Conciliação no STF mantém marco temporal para demarcação de Terras Indígenas

Os Povos Originários, que denunciaram a ilegitimidade do processo desde o início, não tiveram participação efetiva.
25 de junho de 2025
conciliação no stf mantém marco temporal para demarcação de terras indígenas
Gustavo Moreno/STF

Após meses de debate, a câmara de conciliação do Supremo Tribunal Federal (STF) alcançou um acordo para uma proposta de alteração da Lei do Marco Temporal (14.701/23). A minuta mantém o argumento jurídico que condiciona o direito à demarcação de terras indígenas à comprovação de que os Povos Originários já ocupavam aquela área específica em 5 de outubro de 1988, data da promulgação da Constituição Federal.

Segundo essa interpretação, apenas as terras ocupadas por indígenas nessa data teriam direito à demarcação permanente pelo Estado brasileiro. Os indígenas argumentam que a promulgação da Constituição Cidadã foi um marco na instituição de direitos e que exatamente a partir dela comunidades indígenas forçadas ao deslocamento puderam realizar processos de retomada – além de solicitar ao Estado o cumprimento do Direito Constitucional à demarcação.

Após 23 audiências realizadas entre agosto de 2024 e junho de 2025, o acordo foi fechado sem um consenso geral. O Brasil de Fato destacou que a tentativa de conciliação terminou de forma esvaziada e sem a participação efetiva dos indígenas. Os Povos Originários, que denunciavam a ilegitimidade do processo desde o início, se recusaram a participar. Representantes da Articulação dos Povos Indígenas do Brasil (APIB) se retiraram do processo em agosto de 2024, alegando falta de paridade no debate e considerando os Direitos Indígenas inegociáveis.

O texto de revisão da Lei do Marco Temporal mantém pontos controversos, como a permissão para atividades turísticas em Terras Indígenas – apresentada como “autonomia” para as comunidades, mas que especialistas alertam poder abrir espaço para exploração comercial de territórios tradicionais. Outro ponto sensível é a obrigatoriedade de participação de estados e municípios nos processos demarcatórios, medida que, na prática, pode criar novos entraves burocráticos.

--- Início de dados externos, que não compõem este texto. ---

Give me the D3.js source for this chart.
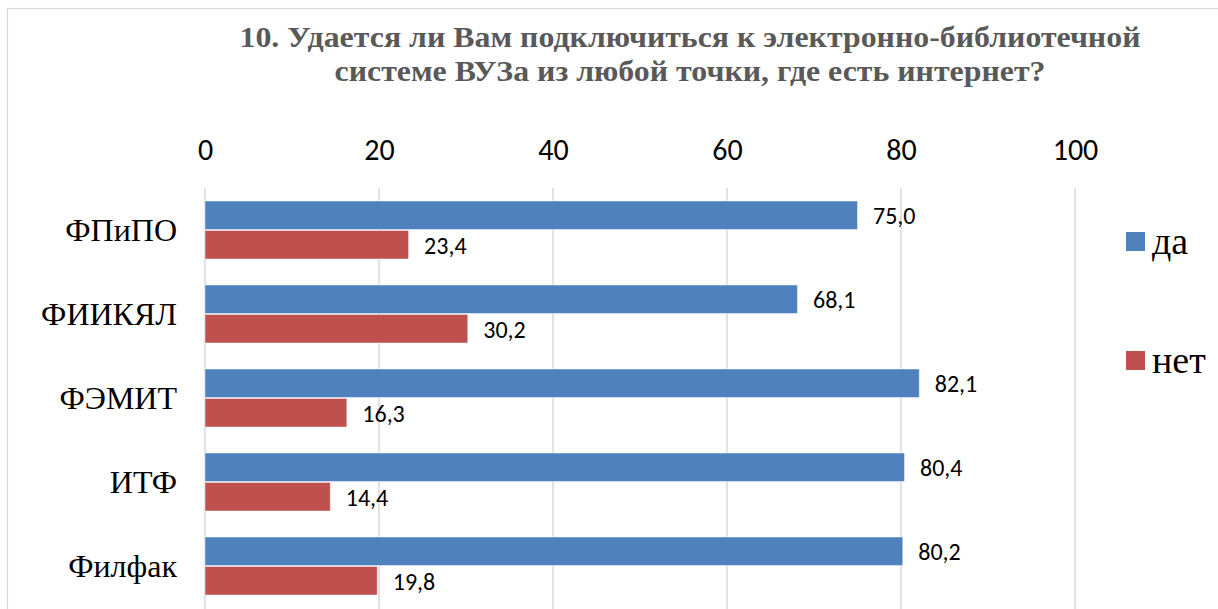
<!DOCTYPE html>
<html>
<head>
<meta charset="utf-8">
<title>chart</title>
<script src="https://cdnjs.cloudflare.com/ajax/libs/d3/7.8.5/d3.min.js"></script>
<style>
  body { margin: 0; background: #ffffff; }
  #chart { display: block; }
</style>
</head>
<body>
<svg id="chart" width="1218" height="609"></svg>
<script>
"use strict";

// values
let categories = ["ФПиПО", "ФИИКЯЛ", "ФЭМИТ", "ИТФ", "Филфак"];
let seriesNames = ["да", "нет"];
let yesValues = [75.0, 68.1, 82.1, 80.4, 80.2];
let noValues = [23.4, 30.2, 16.3, 14.4, 19.8];
let tickValues = [0, 20, 40, 60, 80, 100];
let titleLines = [
  "10. Удается ли Вам подключиться к электронно-библиотечной",
  "системе ВУЗа из любой точки, где есть интернет?"
];

let colors = ["#4F81BD", "#C0504D"];
let serifFont = "'Liberation Serif', Tinos, serif";
let sansFont = "Carlito, 'Liberation Sans', sans-serif";

let svg = d3.select("#chart");

// outer chart border, cut off on right and bottom
svg.append("rect")
  .attr("x", 7.5).attr("y", 8.5)
  .attr("width", 1300).attr("height", 700)
  .attr("fill", "none")
  .attr("stroke", "#d9d9d9")
  .attr("stroke-width", 1.2);

// title, two lines
let titleWidths = [901, 711];
svg.append("g").selectAll("text").data(titleLines).enter()
  .append("text")
  .attr("x", 690)
  .attr("y", (d, i) => 47 + i * 34)
  .attr("text-anchor", "middle")
  .attr("font-family", serifFont)
  .attr("font-weight", "bold")
  .attr("font-size", 29)
  .attr("fill", "#595959")
  .attr("textLength", (d, i) => titleWidths[i])
  .attr("lengthAdjust", "spacingAndGlyphs")
  .text(d => d);

let x = d3.scaleLinear().domain([0, 100]).range([205, 1075]);
let y = d3.scaleBand().domain(categories).range([188, 608]).paddingInner(0.31).paddingOuter(0.155);
let inner = d3.scaleBand().domain(seriesNames).range([0, y.bandwidth()]).paddingInner(0.035);

// vertical gridlines
svg.append("g").selectAll("line").data(tickValues).enter()
  .append("line")
  .attr("x1", d => x(d)).attr("x2", d => x(d))
  .attr("y1", 188).attr("y2", 609)
  .attr("stroke", "#d9d9d9")
  .attr("stroke-width", 1.5);

// value axis on top
let axis = svg.append("g")
  .attr("transform", "translate(0,159.5)")
  .call(d3.axisTop(x).tickValues(tickValues).tickSize(0).tickPadding(0));
axis.select(".domain").remove();
axis.attr("font-family", sansFont).attr("font-size", 30);
axis.selectAll("text").attr("fill", "#000");

// category labels
svg.append("g").selectAll("text").data(categories).enter()
  .append("text")
  .attr("x", 177)
  .attr("y", d => y(d) + y.bandwidth() / 2 + 11)
  .attr("text-anchor", "end")
  .attr("font-family", serifFont)
  .attr("font-size", 32)
  .attr("fill", "#000")
  .text(d => d);

let rows = categories.map((c, i) => ({ cat: c, values: [yesValues[i], noValues[i]] }));

let groups = svg.append("g").selectAll("g").data(rows).enter()
  .append("g")
  .attr("transform", d => "translate(0," + y(d.cat) + ")");

let bars = groups.selectAll("g")
  .data(d => d.values.map((v, j) => ({ name: seriesNames[j], value: v, idx: j })))
  .enter().append("g");

bars.append("rect")
  .attr("x", x(0))
  .attr("y", d => inner(d.name))
  .attr("width", d => x(d.value) - x(0))
  .attr("height", inner.bandwidth())
  .attr("fill", d => colors[d.idx])
  .attr("stroke", "#ffffff")
  .attr("stroke-opacity", 0.45)
  .attr("stroke-width", 1);

bars.append("text")
  .attr("x", d => x(d.value) + 15.5)
  .attr("y", d => inner(d.name) + inner.bandwidth() / 2 + 9)
  .attr("font-family", sansFont)
  .attr("font-size", 24)
  .attr("fill", "#000")
  .text(d => d3.format(".1f")(d.value).replace(".", ","));

// legend
let legend = svg.append("g").selectAll("g").data(seriesNames).enter()
  .append("g")
  .attr("transform", (d, i) => "translate(1126," + (232 + i * 119) + ")");

legend.append("rect")
  .attr("width", 19).attr("height", 19)
  .attr("fill", (d, i) => colors[i]);

legend.append("text")
  .attr("x", 26)
  .attr("y", 22)
  .attr("font-family", serifFont)
  .attr("font-size", 38)
  .attr("fill", "#000")
  .text(d => d);
</script>
</body>
</html>
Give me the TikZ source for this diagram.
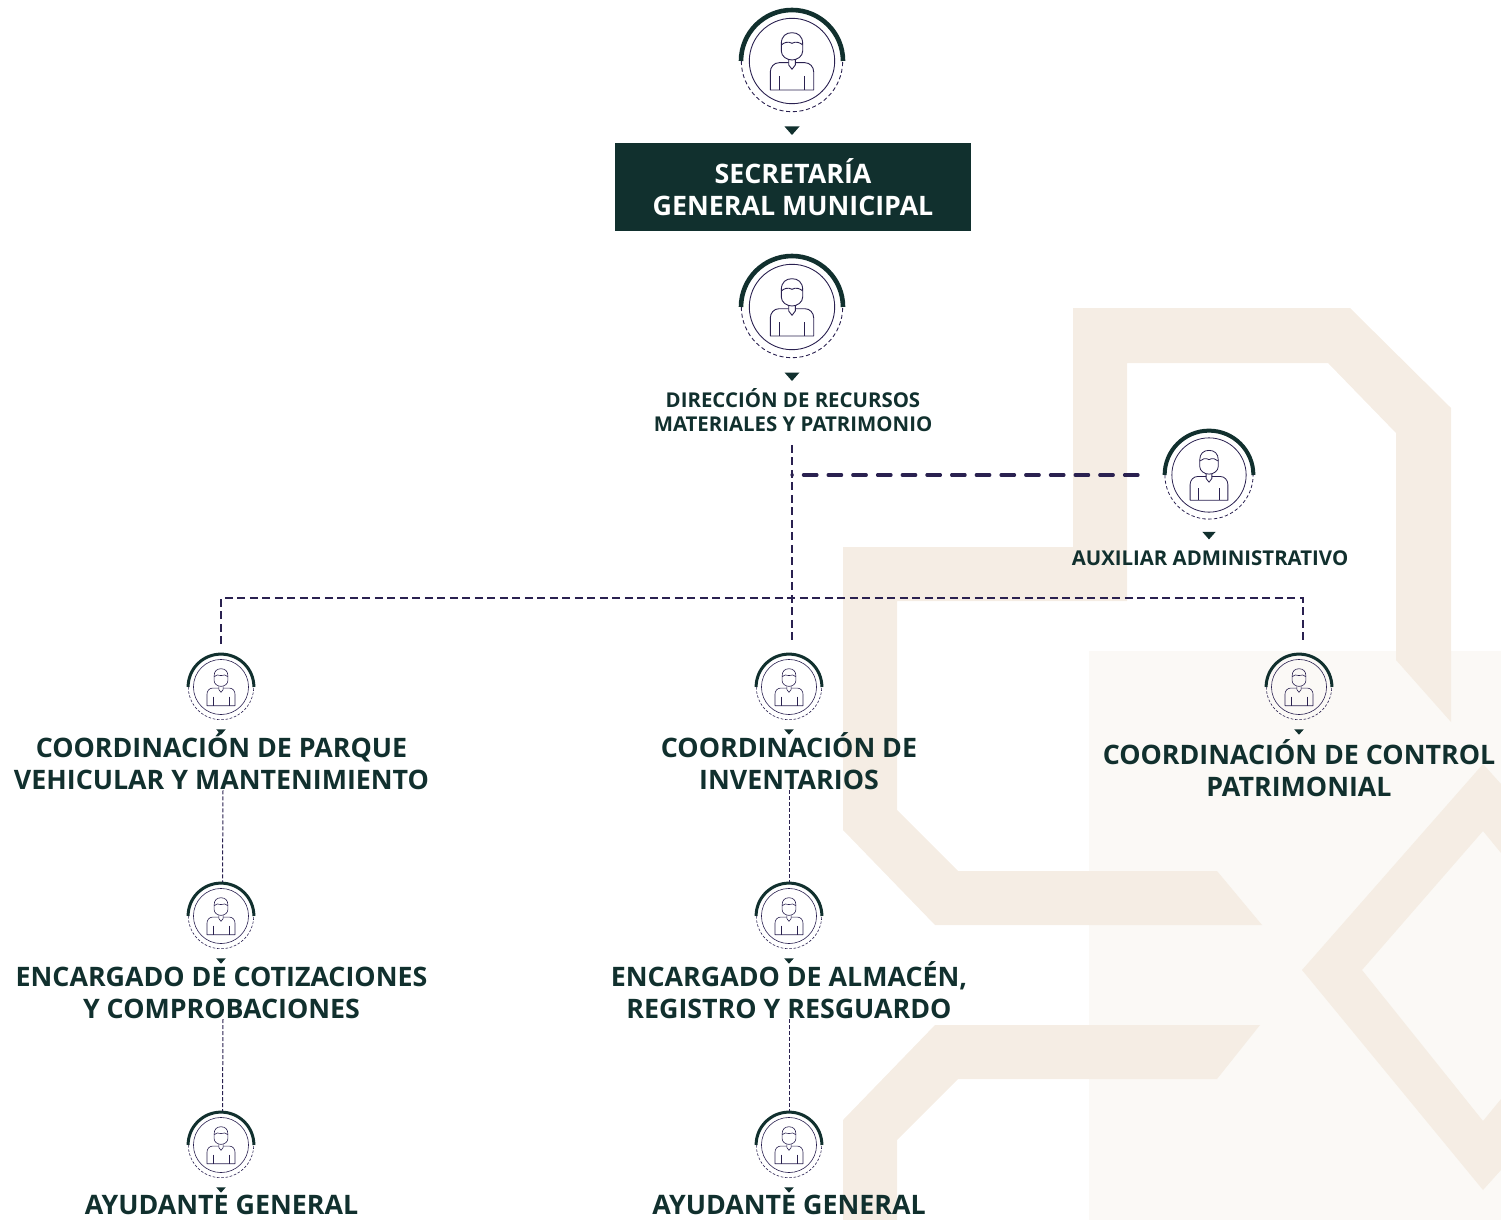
\documentclass[tikz,border=0pt]{standalone}
\usepackage{fontspec}
\setmainfont{Open Sans}
\usepackage{tikz}
\definecolor{deepgreen}{HTML}{11302E}
\definecolor{inkline}{HTML}{2A2150}
\definecolor{beige}{HTML}{F5EDE4}
\definecolor{panel}{HTML}{FBF9F6}
\tikzset{
  arcwidth/.store in=\arcwidth,
  arcwidth=4.5pt,
  ringdash/.style={dash pattern=on 4pt off 2.7pt},
  person/.pic={
    \coordinate (-top) at (0,-53);
    \coordinate (-up) at (0,-66.3);
    \coordinate (-left) at (-81.6,0);
    \draw[deepgreen,line width=\arcwidth] (-51,0) arc (180:360:51);
    \draw[inkline,ringdash] (-50.7,0) arc (180:0:50.7);
    \draw[inkline] (0,0) circle (42.7);
    \draw[inkline,line join=round] (-10.7,-17) .. controls (-10.7,-25) and (-6,-28.3) .. (0,-28.3) .. controls (6,-28.3) and (10.7,-25) .. (10.7,-17) -- (10.7,-10) .. controls (10.7,-4.5) and (5,-1) .. (0,-1) .. controls (-5,-1) and (-10.7,-4.5) .. (-10.7,-10) -- cycle;
    \draw[inkline] (-10.7,-16) .. controls (-8,-18.5) and (-4,-20) .. (0,-17.7) .. controls (4,-20) and (8,-18.5) .. (10.7,-16);
    \draw[inkline,line join=round] (-3.3,-1) -- (-3.3,4) -- (0,8.3) -- (3.3,4) -- (3.3,-1);
    \draw[inkline,line join=round] (-3.3,1.7) -- (-13,1.7) .. controls (-18,1.7) and (-21.7,6) .. (-21.7,11) -- (-21.7,29) -- (21.7,29) -- (21.7,11) .. controls (21.7,6) and (18,1.7) .. (13,1.7) -- (3.3,1.7);
    \draw[inkline] (-12.3,15) -- (-12.3,29);
    \draw[inkline] (12.3,15) -- (12.3,29);
    \fill[deepgreen] (-7.5,65.5) -- (7.5,65.5) -- (0,74) -- cycle;
  },
  bigicon/.style={scale=1,line width=.9pt,arcwidth=4.6pt},
  midicon/.style={scale=.87,line width=.8pt,arcwidth=4pt,ringdash/.style={dash pattern=on 3.4pt off 2.3pt}},
  smallicon/.style={scale=.645,line width=.6pt,arcwidth=3pt,ringdash/.style={dash pattern=on 2.6pt off 1.7pt}},
  bigtext/.style={text=deepgreen,align=center,inner sep=0pt,font=\fontsize{26.8}{32}\selectfont\bfseries},
  midtext/.style={text=deepgreen,align=center,inner sep=0pt,font=\fontsize{20.4}{24}\selectfont\bfseries},
  headbox/.style={fill=deepgreen,text=white,align=center,minimum width=356pt,minimum height=88pt,inner sep=0pt,font=\fontsize{26.8}{32}\selectfont\bfseries},
  linkwide/.style={inkline,line width=3.2pt,line cap=round,dash pattern=on 13.5pt off 11.2pt},
  linkmain/.style={inkline,line width=2pt,dash pattern=on 8pt off 4.5pt},
  linkthin/.style={inkline,line width=1pt,dash pattern=on 4pt off 2pt}
}
\begin{document}
\begin{tikzpicture}[x=1pt,y=-1pt]
\useasboundingbox (0,0) rectangle (1501,1220);
% background
\fill[panel] (1089,651) rectangle (1501,1220);
\fill[beige] (843,547) -- (1073,547) -- (1073,308) -- (1350,308) -- (1451,408) -- (1451,722) -- (1396,660) -- (1396,433) -- (1328,363) -- (1127,363) -- (1127,601) -- (897,601) -- (897,810) -- (958,871) -- (1217,871) -- (1262,925) -- (935,925) -- (843,830) -- cycle;
\fill[beige] (843,1120) -- (935,1025) -- (1260,1025) -- (1217,1079) -- (958,1079) -- (897,1140) -- (897,1220) -- (843,1220) -- cycle;
\fill[beige] (1302,970) -- (1483,764) -- (1501,784) -- (1501,853) -- (1483,831) -- (1362,970) -- (1483,1121) -- (1501,1099) -- (1501,1170) -- (1483,1190) -- cycle;
% people
\pic[bigicon] (top) at (792,61) {person};
\pic[bigicon] (dir) at (792,307) {person};
\pic[midicon] (aux) at (1209,475) {person};
\pic[smallicon] (par) at (221,687) {person};
\pic[smallicon] (inv) at (789,687) {person};
\pic[smallicon] (ctl) at (1299,687) {person};
\pic[smallicon] (cot) at (221,916) {person};
\pic[smallicon] (alm) at (789,916) {person};
\pic[smallicon] (ayua) at (221,1145) {person};
\pic[smallicon] (ayub) at (789,1145) {person};
% labels
\node[headbox] (tsec) at (793,187) {SECRETARÍA\\GENERAL MUNICIPAL};
\node[midtext] (tdir) at (793,410) {DIRECCIÓN DE RECURSOS\\MATERIALES Y PATRIMONIO};
\node[midtext] (taux) at (1210,558) {AUXILIAR ADMINISTRATIVO};
\node[bigtext] (tpar) at (221.5,761.5) {COORDINACIÓN DE PARQUE\\VEHICULAR Y MANTENIMIENTO};
\node[bigtext] (tinv) at (789,761.5) {COORDINACIÓN DE\\INVENTARIOS};
\node[bigtext] (tctl) at (1299,768.5) {COORDINACIÓN DE CONTROL\\PATRIMONIAL};
\node[bigtext] (tcot) at (221.5,993) {ENCARGADO DE COTIZACIONES\\Y COMPROBACIONES};
\node[bigtext] (talm) at (789,990) {ENCARGADO DE ALMACÉN,\\REGISTRO Y RESGUARDO};
\node[bigtext] (tayua) at (221.5,1205) {AYUDANTE GENERAL};
\node[bigtext] (tayub) at (789,1205) {AYUDANTE GENERAL};
% links
\coordinate (hub) at (792,475);
\coordinate (rail) at (792,598);
\draw[linkmain] ([xshift=-1pt,yshift=-13pt]tdir.south) -- ([xshift=3pt]inv-up);
\draw[linkwide] (aux-left) -- (hub);
\draw[linkmain] (par-up) |- (rail) -| ([xshift=4pt]ctl-up);
\draw[linkthin] ([xshift=1.5pt]tpar.south) -- ([xshift=1.5pt]cot-top);
\draw[linkthin] ([xshift=1.5pt]tcot.south) -- ([xshift=1.5pt]ayua-top);
\draw[linkthin] (tinv.south) -- (alm-top);
\draw[linkthin] (talm.south) -- (ayub-top);
\end{tikzpicture}
\end{document}
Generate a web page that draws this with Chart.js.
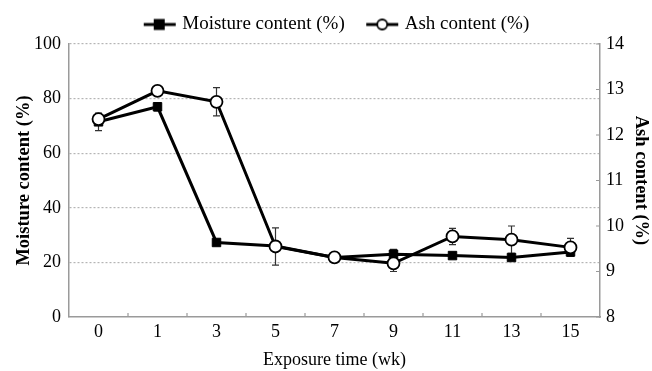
<!DOCTYPE html>
<html>
<head>
<meta charset="utf-8">
<script src="https://cdn.jsdelivr.net/npm/chart.js@4/dist/chart.umd.min.js"></script>
<style>
  html, body { margin: 0; padding: 0; background: #fff; }
  #wrap { width: 652px; height: 371px; }
</style>
</head>
<body>
<div id="wrap"><canvas id="chart" width="652" height="371"></canvas></div>
<script>
// exposure weeks
const weeks = ['0', '1', '3', '5', '7', '9', '11', '13', '15'];
// moisture content (%), left axis
const moisture = [71.5, 77, 27.3, 26, 21.8, 23, 22.5, 21.8, 23.8];
const moistureErr = [3.2, 1.5, 1, 1, 0.8, 1.8, 1, 0.8, 1];
// ash content (%), right axis
const ash = [12.35, 12.97, 12.73, 9.55, 9.31, 9.18, 9.77, 9.7, 9.53];
const ashErr = [0.12, 0.05, 0.31, 0.41, 0.05, 0.18, 0.18, 0.3, 0.2];
const leftTicks = [0, 20, 40, 60, 80, 100];
const rightTicks = [8, 9, 10, 11, 12, 13, 14];

const serif = '"Liberation Serif", "Times New Roman", serif';
const axisGray = '#9a9a9a';

// small legend icons: line with marker through it
function legendIcon(kind) {
  const c = document.createElement('canvas');
  c.width = 34; c.height = 14;
  const g = c.getContext('2d');
  g.strokeStyle = '#000';
  g.lineWidth = 3;
  g.beginPath(); g.moveTo(1, 7); g.lineTo(33, 7); g.stroke();
  if (kind === 'square') {
    g.fillStyle = '#000';
    g.fillRect(11, 1.5, 11, 11);
  } else {
    g.fillStyle = '#fff';
    g.lineWidth = 1.8;
    g.beginPath(); g.arc(17, 7, 5, 0, Math.PI * 2); g.fill(); g.stroke();
  }
  return c;
}

// error bars drawn under the markers
const errorBars = {
  id: 'errorBars',
  beforeDatasetsDraw(chart) {
    const ctx = chart.ctx;
    const x = chart.scales.x;
    const sets = [[moisture, moistureErr, chart.scales.y], [ash, ashErr, chart.scales.y2]];
    ctx.save();
    ctx.strokeStyle = '#333';
    ctx.lineWidth = 1.2;
    sets.forEach(([vals, errs, ys]) => {
      vals.forEach((v, i) => {
        const px = x.getPixelForValue(i);
        const top = ys.getPixelForValue(v + errs[i]);
        const bot = ys.getPixelForValue(v - errs[i]);
        ctx.beginPath();
        ctx.moveTo(px, top); ctx.lineTo(px, bot);
        ctx.moveTo(px - 3.5, top); ctx.lineTo(px + 3.5, top);
        ctx.moveTo(px - 3.5, bot); ctx.lineTo(px + 3.5, bot);
        ctx.stroke();
      });
    });
    ctx.restore();
  }
};

// inward tick marks on x and right axes, legend nudged right
const innerTicks = {
  id: 'innerTicks',
  afterLayout(chart) {
    chart.legend.left += 12;
    chart.legend.right += 12;
  },
  afterDraw(chart) {
    const ctx = chart.ctx;
    const x = chart.scales.x, y2 = chart.scales.y2;
    const area = chart.chartArea;
    ctx.save();
    ctx.strokeStyle = axisGray;
    ctx.lineWidth = 1.2;
    ctx.beginPath();
    for (let i = 0; i < weeks.length - 1; i++) {
      const px = (x.getPixelForValue(i) + x.getPixelForValue(i + 1)) / 2;
      ctx.moveTo(px, area.bottom); ctx.lineTo(px, area.bottom - 4);
    }
    rightTicks.forEach(t => {
      const py = y2.getPixelForValue(t);
      ctx.moveTo(area.right, py); ctx.lineTo(area.right - 4, py);
    });
    ctx.stroke();
    ctx.restore();
  }
};

new Chart(document.getElementById('chart'), {
  type: 'line',
  data: {
    labels: weeks,
    datasets: [
      {
        label: 'Moisture content (%)',
        data: moisture,
        yAxisID: 'y',
        order: 2,
        borderColor: '#000',
        borderWidth: 3,
        pointStyle: 'rect',
        pointRadius: 6,
        pointBackgroundColor: '#000',
        pointBorderColor: '#000',
        pointBorderWidth: 1,
        tension: 0
      },
      {
        label: 'Ash content (%)',
        data: ash,
        yAxisID: 'y2',
        order: 1,
        borderColor: '#000',
        borderWidth: 3,
        pointStyle: 'circle',
        pointRadius: 6,
        pointBackgroundColor: '#fff',
        pointBorderColor: '#000',
        pointBorderWidth: 1.8,
        tension: 0
      }
    ]
  },
  options: {
    responsive: false,
    animation: false,
    layout: { padding: { top: 0, right: 0, left: 0, bottom: 0 } },
    plugins: {
      tooltip: { enabled: false },
      legend: {
        position: 'top',
        labels: {
          color: '#000',
          font: { family: serif, size: 19 },
          usePointStyle: true,
          pointStyleWidth: 26,
          padding: 15,
          generateLabels: () => [
            { text: 'Moisture content (%)  ', pointStyle: legendIcon('square'), fillStyle: '#000', strokeStyle: '#000', lineWidth: 0, datasetIndex: 0 },
            { text: 'Ash content (%)', pointStyle: legendIcon('circle'), fillStyle: '#fff', strokeStyle: '#000', lineWidth: 0, datasetIndex: 1 }
          ]
        }
      }
    },
    scales: {
      x: {
        offset: true,
        grid: { display: false, offset: true, drawTicks: false },
        border: { display: true, color: axisGray, width: 1.5 },
        ticks: { color: '#000', font: { family: serif, size: 18 }, padding: 4, maxRotation: 0 },
        title: { display: true, text: 'Exposure time (wk)', color: '#000', font: { family: serif, size: 18 }, padding: { top: 0, bottom: 0 } },
        afterFit(s) { s.height = 54; }
      },
      y: {
        position: 'left',
        min: 0, max: 100,
        afterBuildTicks(s) { s.ticks = leftTicks.map(v => ({ value: v })); },
        grid: {
          color: ctx => ctx.tick && ctx.tick.value === 0 ? 'rgba(0,0,0,0)' : '#b5b5b5',
          lineWidth: 1.2,
          drawTicks: false
        },
        border: { display: true, color: axisGray, width: 1.5, dash: [2, 2] },
        ticks: { color: '#000', font: { family: serif, size: 18 }, padding: 8 },
        title: { display: true, text: 'Moisture content (%)', color: '#000', font: { family: serif, size: 18.5, weight: 'bold' }, padding: { top: 13, bottom: 0 } },
        afterFit(s) { s.width = 69; }
      },
      y2: {
        position: 'right',
        min: 8, max: 14,
        afterBuildTicks(s) { s.ticks = rightTicks.map(v => ({ value: v })); },
        grid: { drawOnChartArea: false, drawTicks: false },
        border: { display: true, color: axisGray, width: 1.5 },
        ticks: { color: '#000', font: { family: serif, size: 18 }, padding: 6 },
        title: { display: true, text: 'Ash content (%)', color: '#000', font: { family: serif, size: 18.5, weight: 'bold' }, padding: { top: 0, bottom: 0 } },
        afterFit(s) { s.width = 52; }
      }
    }
  },
  plugins: [errorBars, innerTicks]
});
</script>
</body>
</html>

A Carta Capital lembrou que a minuta também estabelece uma definição mais ampla de Terras Indígenas, contemplando aquelas adquiridas por compra, venda ou doação. Essas áreas seguirão o regime de propriedade privada coletiva, salvo decisão contrária das próprias comunidades. Como o JOTA pontuou, a atividade de mineração será resolvida em outra ação do STF, que discute os royalties a indígenas quando houver atividades de pesquisa e lavra de recursos minerais e hídricos em suas terras.

Os indígenas criticaram duramente todo o trâmite, destacando que a conciliação reforçou uma exclusão histórica. Maurício Terena, advogado indígena, afirmou ao Brasil de Fato que a elite branca distorceu a noção de democracia ao negociar Direitos Indígenas sem sua participação. Ele também condenou as mudanças acordadas, como a alteração no regime jurídico das Terras Indígenas e, também,  no rito demarcatório, que tornam os processos burocráticos e inviáveis.

Em comunicado, a APIB exige a suspensão imediata da Lei 14.701/23, que “institucionalizou o marco temporal” e intensificou a violência contra Povos Originários, denunciando a “câmara de conciliação forçada” como inconstitucional.

Os representantes do setor rural também não mostraram-se muito satisfeitos com os resultados, já que não houve consenso sobre os mecanismos de pagamento a proprietários rurais que tenham investido em terras antes destas serem demarcadas.

“Pela Constituição Federal, a indenização é só sobre as benfeitorias. Mas o tema 1031, do STF, defende o Valor da Terra Nua (VTN). Como será, ainda está indefinido. Nós defendemos o VTN mais as benfeitorias, mas precisamos aguardar esse plano da União, que vai prever também a indenização com precatórios e a participação dos estados e municípios”, explicou ao Estadão Marcelo Berton, presidente da Federação da Agricultura e Pecuária de Mato Grosso do Sul (FAMASUL).

A Advocacia-Geral da União (AGU) precisa protocolar até 5a feira (26) as regras para resolver pendências remanescentes no processo de conciliação sobre o marco temporal. O ministro Gilmar Mendes, relator do caso, avaliará a proposta de regularização apresentada e, se considerar válida, a submeterá ao plenário do Supremo para homologação. Se aprovado pelos demais ministros, o texto seguirá para o Congresso Nacional, onde os parlamentares decidirão se a nova versão substituirá a atual Lei 14.701/2023.

Agência Brasil, VEJA e Band, entre outros, também abordaram o encerramento da câmara de conciliação do Marco Temporal.